TO BE DONE:
Return each line that holds the word "matplotlib".

MATERIAL PROVIDED:
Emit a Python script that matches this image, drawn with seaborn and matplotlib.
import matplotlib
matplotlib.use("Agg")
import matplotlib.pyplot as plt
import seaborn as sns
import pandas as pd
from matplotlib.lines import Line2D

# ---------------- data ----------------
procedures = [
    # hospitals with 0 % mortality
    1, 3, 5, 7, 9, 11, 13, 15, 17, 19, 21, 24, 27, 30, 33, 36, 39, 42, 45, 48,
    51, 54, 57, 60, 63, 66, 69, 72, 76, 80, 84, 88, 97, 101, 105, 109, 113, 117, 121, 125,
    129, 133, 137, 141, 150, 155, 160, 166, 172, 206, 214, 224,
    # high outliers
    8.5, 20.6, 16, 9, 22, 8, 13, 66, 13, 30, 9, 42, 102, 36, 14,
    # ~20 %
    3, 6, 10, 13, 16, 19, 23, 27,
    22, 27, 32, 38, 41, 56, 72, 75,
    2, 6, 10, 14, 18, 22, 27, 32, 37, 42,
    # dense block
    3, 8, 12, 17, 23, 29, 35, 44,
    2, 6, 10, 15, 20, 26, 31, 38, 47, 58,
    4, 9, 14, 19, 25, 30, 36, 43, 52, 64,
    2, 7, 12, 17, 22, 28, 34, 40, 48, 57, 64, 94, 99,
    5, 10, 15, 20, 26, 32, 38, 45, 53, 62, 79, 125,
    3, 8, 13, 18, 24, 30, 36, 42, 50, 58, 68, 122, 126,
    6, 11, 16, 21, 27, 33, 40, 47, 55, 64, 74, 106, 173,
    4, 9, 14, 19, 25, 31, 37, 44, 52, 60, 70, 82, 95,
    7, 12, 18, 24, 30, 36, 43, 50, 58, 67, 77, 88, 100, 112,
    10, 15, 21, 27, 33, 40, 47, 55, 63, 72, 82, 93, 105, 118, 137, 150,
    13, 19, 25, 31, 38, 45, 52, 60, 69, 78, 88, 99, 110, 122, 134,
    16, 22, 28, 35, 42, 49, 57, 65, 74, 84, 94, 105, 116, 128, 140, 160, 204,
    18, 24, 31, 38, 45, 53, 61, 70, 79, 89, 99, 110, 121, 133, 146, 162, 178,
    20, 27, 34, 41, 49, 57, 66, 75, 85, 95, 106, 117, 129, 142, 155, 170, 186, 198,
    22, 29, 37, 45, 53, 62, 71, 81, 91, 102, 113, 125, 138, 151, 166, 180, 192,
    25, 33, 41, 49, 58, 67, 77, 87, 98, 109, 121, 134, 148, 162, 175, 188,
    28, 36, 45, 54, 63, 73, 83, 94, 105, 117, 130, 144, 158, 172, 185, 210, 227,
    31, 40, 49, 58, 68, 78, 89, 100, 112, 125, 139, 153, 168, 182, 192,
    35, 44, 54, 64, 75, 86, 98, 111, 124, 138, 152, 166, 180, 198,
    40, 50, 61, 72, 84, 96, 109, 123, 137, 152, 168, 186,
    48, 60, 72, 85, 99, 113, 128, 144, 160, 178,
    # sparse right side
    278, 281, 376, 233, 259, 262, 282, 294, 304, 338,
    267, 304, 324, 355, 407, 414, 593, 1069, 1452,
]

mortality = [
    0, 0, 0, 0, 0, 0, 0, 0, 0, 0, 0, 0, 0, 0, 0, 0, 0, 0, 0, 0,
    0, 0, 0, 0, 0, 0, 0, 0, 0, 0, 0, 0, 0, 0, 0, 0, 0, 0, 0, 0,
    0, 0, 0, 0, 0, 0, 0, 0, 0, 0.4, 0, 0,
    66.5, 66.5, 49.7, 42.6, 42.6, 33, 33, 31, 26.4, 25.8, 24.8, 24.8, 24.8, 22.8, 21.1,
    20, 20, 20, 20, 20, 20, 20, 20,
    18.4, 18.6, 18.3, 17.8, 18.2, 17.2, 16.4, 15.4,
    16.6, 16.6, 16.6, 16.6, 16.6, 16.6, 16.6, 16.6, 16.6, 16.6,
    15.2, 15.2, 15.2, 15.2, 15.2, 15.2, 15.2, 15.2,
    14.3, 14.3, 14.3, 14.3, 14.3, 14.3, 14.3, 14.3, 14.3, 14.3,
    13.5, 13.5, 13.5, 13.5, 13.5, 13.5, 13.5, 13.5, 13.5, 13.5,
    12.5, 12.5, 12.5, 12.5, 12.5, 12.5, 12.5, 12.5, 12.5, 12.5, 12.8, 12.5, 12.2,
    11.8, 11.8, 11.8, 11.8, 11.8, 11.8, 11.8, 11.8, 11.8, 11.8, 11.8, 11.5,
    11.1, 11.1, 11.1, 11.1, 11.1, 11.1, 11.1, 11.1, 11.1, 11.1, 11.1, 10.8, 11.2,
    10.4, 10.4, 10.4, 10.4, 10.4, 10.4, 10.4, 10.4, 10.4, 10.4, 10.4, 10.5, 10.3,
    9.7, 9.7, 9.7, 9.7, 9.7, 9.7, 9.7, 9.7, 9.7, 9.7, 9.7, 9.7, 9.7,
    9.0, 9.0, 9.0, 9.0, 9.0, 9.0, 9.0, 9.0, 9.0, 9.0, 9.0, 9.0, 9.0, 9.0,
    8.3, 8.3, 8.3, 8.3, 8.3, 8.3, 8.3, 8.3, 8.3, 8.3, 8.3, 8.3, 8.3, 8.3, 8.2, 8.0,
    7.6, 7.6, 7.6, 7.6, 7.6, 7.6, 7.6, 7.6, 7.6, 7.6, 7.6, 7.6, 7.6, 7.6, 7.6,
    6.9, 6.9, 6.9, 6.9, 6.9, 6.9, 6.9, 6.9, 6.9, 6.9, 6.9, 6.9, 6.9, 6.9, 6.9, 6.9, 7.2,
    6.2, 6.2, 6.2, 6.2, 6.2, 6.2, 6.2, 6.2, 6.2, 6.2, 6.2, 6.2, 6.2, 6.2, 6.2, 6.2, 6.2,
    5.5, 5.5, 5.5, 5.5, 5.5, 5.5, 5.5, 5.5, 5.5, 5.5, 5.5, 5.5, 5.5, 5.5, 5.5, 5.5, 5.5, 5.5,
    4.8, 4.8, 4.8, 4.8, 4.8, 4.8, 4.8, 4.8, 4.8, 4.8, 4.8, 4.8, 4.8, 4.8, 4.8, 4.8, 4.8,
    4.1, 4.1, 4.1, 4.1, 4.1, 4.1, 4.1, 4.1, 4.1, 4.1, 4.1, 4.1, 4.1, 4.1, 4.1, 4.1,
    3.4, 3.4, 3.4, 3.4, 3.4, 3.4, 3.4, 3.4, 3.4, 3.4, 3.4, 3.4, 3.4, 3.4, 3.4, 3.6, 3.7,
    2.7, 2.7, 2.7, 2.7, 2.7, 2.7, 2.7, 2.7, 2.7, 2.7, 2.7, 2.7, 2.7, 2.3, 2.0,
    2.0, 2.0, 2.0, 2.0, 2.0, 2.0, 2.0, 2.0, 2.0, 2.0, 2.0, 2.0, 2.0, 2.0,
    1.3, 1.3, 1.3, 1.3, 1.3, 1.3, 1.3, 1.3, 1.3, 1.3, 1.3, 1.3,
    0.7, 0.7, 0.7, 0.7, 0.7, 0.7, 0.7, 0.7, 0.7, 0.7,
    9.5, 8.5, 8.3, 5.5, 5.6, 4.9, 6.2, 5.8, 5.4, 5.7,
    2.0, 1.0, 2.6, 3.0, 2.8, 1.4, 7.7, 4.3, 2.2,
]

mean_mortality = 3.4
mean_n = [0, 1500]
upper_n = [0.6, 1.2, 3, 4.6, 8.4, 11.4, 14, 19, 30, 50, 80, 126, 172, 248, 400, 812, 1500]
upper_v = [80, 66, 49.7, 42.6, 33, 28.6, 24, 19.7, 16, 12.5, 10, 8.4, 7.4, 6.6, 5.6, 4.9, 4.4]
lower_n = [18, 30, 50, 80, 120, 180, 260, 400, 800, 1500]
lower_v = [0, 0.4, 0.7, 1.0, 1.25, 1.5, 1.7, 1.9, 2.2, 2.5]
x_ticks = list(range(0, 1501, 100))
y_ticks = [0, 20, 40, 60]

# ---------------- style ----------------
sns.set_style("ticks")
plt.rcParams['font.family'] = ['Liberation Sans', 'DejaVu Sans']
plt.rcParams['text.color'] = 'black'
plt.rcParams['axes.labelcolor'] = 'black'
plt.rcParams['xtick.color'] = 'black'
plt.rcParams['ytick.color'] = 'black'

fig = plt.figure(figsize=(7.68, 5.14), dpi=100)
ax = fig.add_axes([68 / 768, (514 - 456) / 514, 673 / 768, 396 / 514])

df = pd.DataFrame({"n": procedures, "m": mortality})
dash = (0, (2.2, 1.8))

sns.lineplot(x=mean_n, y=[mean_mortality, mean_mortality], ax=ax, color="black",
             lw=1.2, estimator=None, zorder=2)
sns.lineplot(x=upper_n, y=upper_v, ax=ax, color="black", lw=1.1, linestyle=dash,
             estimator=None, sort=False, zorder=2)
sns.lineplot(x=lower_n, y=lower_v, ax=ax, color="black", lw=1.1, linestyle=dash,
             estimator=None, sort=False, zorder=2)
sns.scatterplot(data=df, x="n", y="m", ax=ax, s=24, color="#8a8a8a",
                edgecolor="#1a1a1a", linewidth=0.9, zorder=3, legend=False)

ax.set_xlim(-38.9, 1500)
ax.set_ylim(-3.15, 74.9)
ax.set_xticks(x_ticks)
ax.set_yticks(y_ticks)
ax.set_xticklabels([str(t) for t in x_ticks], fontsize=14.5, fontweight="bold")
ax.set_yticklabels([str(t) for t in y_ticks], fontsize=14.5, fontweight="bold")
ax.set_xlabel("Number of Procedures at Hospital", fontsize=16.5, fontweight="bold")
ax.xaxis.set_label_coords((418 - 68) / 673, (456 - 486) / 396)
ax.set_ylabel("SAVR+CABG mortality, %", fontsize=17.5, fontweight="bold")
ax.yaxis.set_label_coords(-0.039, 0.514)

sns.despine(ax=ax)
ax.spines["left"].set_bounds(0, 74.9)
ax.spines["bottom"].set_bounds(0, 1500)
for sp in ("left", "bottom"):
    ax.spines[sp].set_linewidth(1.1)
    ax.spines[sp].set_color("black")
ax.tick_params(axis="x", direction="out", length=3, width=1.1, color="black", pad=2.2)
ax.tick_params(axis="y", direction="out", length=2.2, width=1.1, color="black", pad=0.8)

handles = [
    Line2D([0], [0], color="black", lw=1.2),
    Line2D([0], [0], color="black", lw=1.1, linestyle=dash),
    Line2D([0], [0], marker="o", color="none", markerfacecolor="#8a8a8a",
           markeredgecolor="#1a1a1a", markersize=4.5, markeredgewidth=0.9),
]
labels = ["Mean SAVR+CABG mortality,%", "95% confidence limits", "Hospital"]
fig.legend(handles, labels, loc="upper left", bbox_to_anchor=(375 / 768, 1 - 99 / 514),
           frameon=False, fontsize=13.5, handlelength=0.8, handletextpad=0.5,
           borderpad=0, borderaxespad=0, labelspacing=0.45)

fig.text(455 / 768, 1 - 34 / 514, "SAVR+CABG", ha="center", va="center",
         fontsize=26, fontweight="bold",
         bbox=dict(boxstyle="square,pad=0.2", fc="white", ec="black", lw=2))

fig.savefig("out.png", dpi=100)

SOLUTION TO THIS PROBLEM:
Emit a Python script that matches this image, drawn with seaborn and matplotlib.
import matplotlib
matplotlib.use("Agg")
import matplotlib.pyplot as plt
from matplotlib.lines import Line2D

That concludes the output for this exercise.